By default the retina style image should be at least 2x larger than the size that will be applied. In this case, it is 24px original but I do not know how to modify the css code to reflect the new dimensions so it pulls the correct icon from the 64px version while still displaying at 24px live.
At the moment it looks like you are using individual, inline images? That makes it easier. Just set the width and height to the desired dimensions in the CSS.
It’s harder to do this with background images. The only way is to create a container set to the width and height you want, and then use the background-size property. This only works in modern browsers, though.

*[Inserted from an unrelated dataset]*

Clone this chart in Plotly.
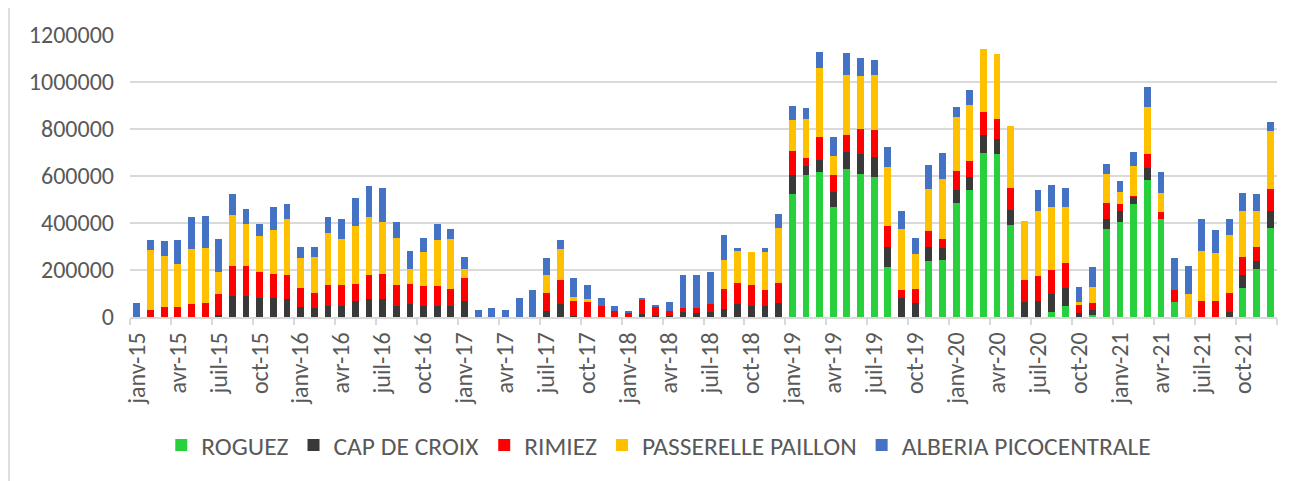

Some devices now have “retina” screens (e.g. iPhone, iPad), which are much higher resolution than regular desktop screens. Thus, most images look a bit blurry and pixelated on these nice screens. So are lot of people are trying to find ways to make images crisper on these devices. One method is to make the image twice the required dimensions and then squeeze it down to the desired size, making it much sharper on screen.
Thanks. No, I’m not using inline images. I gave you the link to the sprite of the original background image used.
I do not know how to modify the CSS correctly to represent the new positioning of the larger, 64px sprite I made and reduce it down to 24px in the css code. This is where I’m stuck.
The example I looked at was using an inline image—the gray arrow one in the middle. Perhaps clarify which images you are talking about, as there are lots on the page.
The concern/focus here is the sprite links I posted. Not anything else. There’s the original 24px sprite and there’s my 64px version. I want to use the 64px (reduced down to 24px in the CSS code) for retina quality purpose. The 64px will replace the 24px sprite image file.
Where I’m confused is how to properly modify the CSS code to adjust the ‘positions’ of the icons in the 64px sprite.
Well, the problem is that you haven’t presented a practical example of this, because CSS and an image on their own are not enough. To give a specific answer that relates to your site, we need to see the HTML you are working with, as that’s critical. Anyhow, I’ll attempt a general answer.
Your only hope in this situation is to use a bit of CSS3, though that won’t work in older browsers, so beware. Your original CSS does the usual things of positioning the sprite as a background image on an HTML element. The difficulty now is that you want to scale the background image, which you can do with the CSS3 background-size property.
So, if you say had a div of width 24 x 24px, you would set the background image as usual, along with background position, but use background-size to resize the image to suit. Here’s a simple example with the image you provided:
If you want this to work on older browsers, you’ll perhaps need to serve up code like this in a media query, with fallback code for older browsers using the smaller image.